• [What the exercise asks] It is required that the lines from the top of the listing through the line with "a_cata_e = [142.0]" be reproduced exactly, excluding pictures.
* Begin *
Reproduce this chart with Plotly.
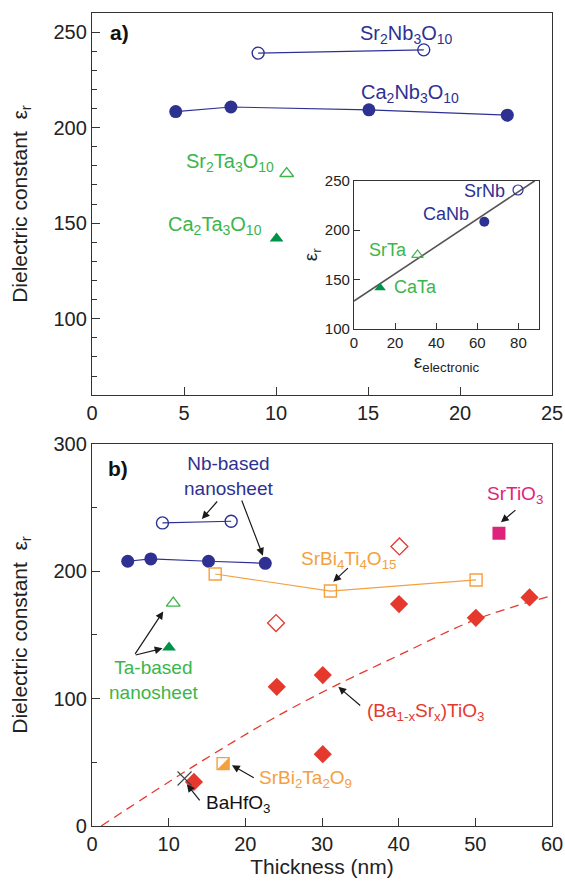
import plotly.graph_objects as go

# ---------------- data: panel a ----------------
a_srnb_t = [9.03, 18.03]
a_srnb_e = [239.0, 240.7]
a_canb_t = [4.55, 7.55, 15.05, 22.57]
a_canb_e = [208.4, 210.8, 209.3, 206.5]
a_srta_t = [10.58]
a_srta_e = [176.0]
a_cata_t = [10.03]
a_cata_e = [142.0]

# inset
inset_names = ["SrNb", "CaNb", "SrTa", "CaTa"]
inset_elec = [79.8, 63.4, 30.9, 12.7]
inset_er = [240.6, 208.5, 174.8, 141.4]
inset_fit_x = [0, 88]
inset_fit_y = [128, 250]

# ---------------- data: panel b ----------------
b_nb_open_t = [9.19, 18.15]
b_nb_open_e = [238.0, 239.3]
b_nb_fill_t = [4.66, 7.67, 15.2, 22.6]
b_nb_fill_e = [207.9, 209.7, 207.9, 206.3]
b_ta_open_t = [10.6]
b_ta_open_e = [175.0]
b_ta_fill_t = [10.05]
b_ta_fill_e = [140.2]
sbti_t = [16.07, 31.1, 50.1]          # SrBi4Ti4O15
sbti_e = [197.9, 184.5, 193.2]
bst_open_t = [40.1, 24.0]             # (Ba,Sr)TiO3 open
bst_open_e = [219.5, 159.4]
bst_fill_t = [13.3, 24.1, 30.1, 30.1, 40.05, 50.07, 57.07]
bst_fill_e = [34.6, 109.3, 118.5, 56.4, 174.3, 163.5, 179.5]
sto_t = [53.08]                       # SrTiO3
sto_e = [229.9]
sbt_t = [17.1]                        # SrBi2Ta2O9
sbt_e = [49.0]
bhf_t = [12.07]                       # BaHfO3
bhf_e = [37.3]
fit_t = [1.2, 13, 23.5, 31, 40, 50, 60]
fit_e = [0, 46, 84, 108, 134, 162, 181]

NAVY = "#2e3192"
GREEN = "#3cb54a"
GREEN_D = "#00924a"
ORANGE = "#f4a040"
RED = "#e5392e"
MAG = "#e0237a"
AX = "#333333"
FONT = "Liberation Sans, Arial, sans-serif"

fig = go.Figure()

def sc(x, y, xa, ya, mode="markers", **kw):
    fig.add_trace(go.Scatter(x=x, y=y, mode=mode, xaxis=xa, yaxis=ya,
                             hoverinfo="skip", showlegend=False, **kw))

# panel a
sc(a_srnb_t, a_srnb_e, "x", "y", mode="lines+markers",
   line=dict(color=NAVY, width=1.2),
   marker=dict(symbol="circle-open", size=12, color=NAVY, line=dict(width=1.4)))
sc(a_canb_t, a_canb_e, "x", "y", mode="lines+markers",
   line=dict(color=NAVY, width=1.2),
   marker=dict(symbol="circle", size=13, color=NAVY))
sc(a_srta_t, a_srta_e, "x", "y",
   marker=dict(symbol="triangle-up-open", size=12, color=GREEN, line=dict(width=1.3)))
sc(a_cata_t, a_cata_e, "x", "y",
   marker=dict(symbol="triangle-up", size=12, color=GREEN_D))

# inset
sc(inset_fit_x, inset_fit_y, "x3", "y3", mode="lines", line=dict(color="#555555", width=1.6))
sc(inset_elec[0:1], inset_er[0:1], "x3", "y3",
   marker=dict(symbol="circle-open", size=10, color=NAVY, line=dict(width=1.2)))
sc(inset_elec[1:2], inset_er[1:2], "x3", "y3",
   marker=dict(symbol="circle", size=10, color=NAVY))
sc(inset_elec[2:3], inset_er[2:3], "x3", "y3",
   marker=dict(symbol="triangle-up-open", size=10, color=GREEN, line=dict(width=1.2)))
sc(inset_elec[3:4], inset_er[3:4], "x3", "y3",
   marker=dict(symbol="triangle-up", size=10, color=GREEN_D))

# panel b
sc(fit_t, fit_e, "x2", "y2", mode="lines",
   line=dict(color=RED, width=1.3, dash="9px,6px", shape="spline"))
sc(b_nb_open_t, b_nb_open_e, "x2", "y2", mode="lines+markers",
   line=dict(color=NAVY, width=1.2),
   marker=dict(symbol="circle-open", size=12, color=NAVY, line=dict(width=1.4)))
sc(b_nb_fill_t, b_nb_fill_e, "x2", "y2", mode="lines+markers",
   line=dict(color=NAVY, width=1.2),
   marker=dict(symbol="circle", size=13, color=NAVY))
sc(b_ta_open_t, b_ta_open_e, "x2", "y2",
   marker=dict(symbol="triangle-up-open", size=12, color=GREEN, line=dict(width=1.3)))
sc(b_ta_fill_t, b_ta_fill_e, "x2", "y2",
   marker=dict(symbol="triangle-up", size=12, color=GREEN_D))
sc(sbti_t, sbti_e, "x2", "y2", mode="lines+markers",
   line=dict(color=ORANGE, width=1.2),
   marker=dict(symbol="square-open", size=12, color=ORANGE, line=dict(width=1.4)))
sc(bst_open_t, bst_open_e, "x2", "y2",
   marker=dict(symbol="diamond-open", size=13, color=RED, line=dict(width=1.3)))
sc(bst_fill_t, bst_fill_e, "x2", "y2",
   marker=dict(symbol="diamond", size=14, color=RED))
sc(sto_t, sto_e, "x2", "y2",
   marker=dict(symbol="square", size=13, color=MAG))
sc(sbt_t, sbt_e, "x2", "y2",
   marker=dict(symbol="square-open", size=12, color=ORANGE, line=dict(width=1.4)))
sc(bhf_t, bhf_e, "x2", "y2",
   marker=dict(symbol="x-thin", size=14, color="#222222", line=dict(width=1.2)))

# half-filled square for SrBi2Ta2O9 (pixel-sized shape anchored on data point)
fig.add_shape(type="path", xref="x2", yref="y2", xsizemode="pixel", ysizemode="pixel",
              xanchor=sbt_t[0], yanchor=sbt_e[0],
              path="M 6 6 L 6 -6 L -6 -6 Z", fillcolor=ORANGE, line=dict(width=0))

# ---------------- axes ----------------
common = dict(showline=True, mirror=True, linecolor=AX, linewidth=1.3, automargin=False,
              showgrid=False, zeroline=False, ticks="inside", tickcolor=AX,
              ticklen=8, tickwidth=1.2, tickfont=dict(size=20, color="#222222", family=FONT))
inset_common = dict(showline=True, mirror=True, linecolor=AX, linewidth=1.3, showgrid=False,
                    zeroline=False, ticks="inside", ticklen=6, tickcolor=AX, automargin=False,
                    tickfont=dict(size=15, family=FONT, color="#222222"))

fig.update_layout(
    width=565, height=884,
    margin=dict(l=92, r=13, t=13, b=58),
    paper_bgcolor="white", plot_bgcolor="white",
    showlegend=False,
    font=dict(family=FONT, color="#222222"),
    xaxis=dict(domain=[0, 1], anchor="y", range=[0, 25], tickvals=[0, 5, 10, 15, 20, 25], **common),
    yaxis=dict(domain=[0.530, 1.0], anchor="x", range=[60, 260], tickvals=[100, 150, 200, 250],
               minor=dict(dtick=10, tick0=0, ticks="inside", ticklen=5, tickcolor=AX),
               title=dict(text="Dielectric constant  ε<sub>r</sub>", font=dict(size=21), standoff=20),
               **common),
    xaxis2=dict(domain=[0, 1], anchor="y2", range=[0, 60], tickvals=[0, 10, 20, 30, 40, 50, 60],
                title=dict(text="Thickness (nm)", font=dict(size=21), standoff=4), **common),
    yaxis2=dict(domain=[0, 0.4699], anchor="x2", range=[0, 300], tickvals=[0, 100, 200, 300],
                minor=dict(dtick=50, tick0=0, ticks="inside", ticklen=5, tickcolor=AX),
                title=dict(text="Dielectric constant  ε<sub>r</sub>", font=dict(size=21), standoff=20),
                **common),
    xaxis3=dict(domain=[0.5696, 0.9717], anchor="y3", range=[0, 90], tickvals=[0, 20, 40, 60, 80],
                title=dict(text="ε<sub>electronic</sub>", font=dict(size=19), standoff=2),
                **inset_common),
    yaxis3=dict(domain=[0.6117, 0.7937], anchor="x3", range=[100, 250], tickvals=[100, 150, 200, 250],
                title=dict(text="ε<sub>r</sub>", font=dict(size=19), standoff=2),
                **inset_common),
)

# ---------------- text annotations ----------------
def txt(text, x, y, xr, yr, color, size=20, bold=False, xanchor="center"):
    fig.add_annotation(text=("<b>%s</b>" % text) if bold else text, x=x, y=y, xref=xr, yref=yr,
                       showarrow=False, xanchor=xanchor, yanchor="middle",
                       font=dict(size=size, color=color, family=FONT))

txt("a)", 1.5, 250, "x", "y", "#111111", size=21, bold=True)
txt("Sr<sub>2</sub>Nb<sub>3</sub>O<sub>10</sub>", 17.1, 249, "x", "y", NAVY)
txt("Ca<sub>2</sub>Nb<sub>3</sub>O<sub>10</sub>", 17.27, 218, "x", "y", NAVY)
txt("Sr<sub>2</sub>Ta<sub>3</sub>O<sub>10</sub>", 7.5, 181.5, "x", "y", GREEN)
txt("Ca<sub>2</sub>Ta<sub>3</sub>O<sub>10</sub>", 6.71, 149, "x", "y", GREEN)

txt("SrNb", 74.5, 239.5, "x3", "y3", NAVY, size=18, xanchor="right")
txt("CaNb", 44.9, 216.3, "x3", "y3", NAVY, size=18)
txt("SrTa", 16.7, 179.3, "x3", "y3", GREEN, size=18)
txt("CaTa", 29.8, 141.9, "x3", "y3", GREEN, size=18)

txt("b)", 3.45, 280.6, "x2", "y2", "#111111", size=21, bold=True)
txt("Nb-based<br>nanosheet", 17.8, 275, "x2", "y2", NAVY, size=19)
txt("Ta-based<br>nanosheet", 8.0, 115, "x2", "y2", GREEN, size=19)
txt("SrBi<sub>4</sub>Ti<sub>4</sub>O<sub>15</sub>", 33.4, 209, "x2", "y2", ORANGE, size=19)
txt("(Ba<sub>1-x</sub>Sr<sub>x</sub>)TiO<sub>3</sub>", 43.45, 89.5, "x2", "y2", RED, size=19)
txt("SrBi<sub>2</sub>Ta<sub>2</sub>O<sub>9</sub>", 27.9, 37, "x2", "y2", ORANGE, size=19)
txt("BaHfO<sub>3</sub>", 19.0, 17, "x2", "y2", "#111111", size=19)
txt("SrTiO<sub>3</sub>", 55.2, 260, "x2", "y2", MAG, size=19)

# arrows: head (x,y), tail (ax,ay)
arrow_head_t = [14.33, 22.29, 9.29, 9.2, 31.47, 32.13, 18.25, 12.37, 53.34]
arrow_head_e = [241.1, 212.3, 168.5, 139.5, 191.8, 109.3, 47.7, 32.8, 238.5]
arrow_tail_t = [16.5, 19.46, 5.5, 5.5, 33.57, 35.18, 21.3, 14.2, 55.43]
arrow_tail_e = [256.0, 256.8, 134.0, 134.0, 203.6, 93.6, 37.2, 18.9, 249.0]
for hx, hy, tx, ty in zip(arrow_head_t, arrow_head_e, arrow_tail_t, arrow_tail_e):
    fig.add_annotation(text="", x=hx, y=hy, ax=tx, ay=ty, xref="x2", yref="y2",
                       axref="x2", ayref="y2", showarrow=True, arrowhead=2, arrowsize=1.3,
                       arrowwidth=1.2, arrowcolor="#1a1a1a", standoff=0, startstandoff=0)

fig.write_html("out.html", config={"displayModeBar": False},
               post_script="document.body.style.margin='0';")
* End *
• [Exercise response]
Reproduce this chart with Plotly.
import plotly.graph_objects as go

# ---------------- data: panel a ----------------
a_srnb_t = [9.03, 18.03]
a_srnb_e = [239.0, 240.7]
a_canb_t = [4.55, 7.55, 15.05, 22.57]
a_canb_e = [208.4, 210.8, 209.3, 206.5]
a_srta_t = [10.58]
a_srta_e = [176.0]
a_cata_t = [10.03]
a_cata_e = [142.0]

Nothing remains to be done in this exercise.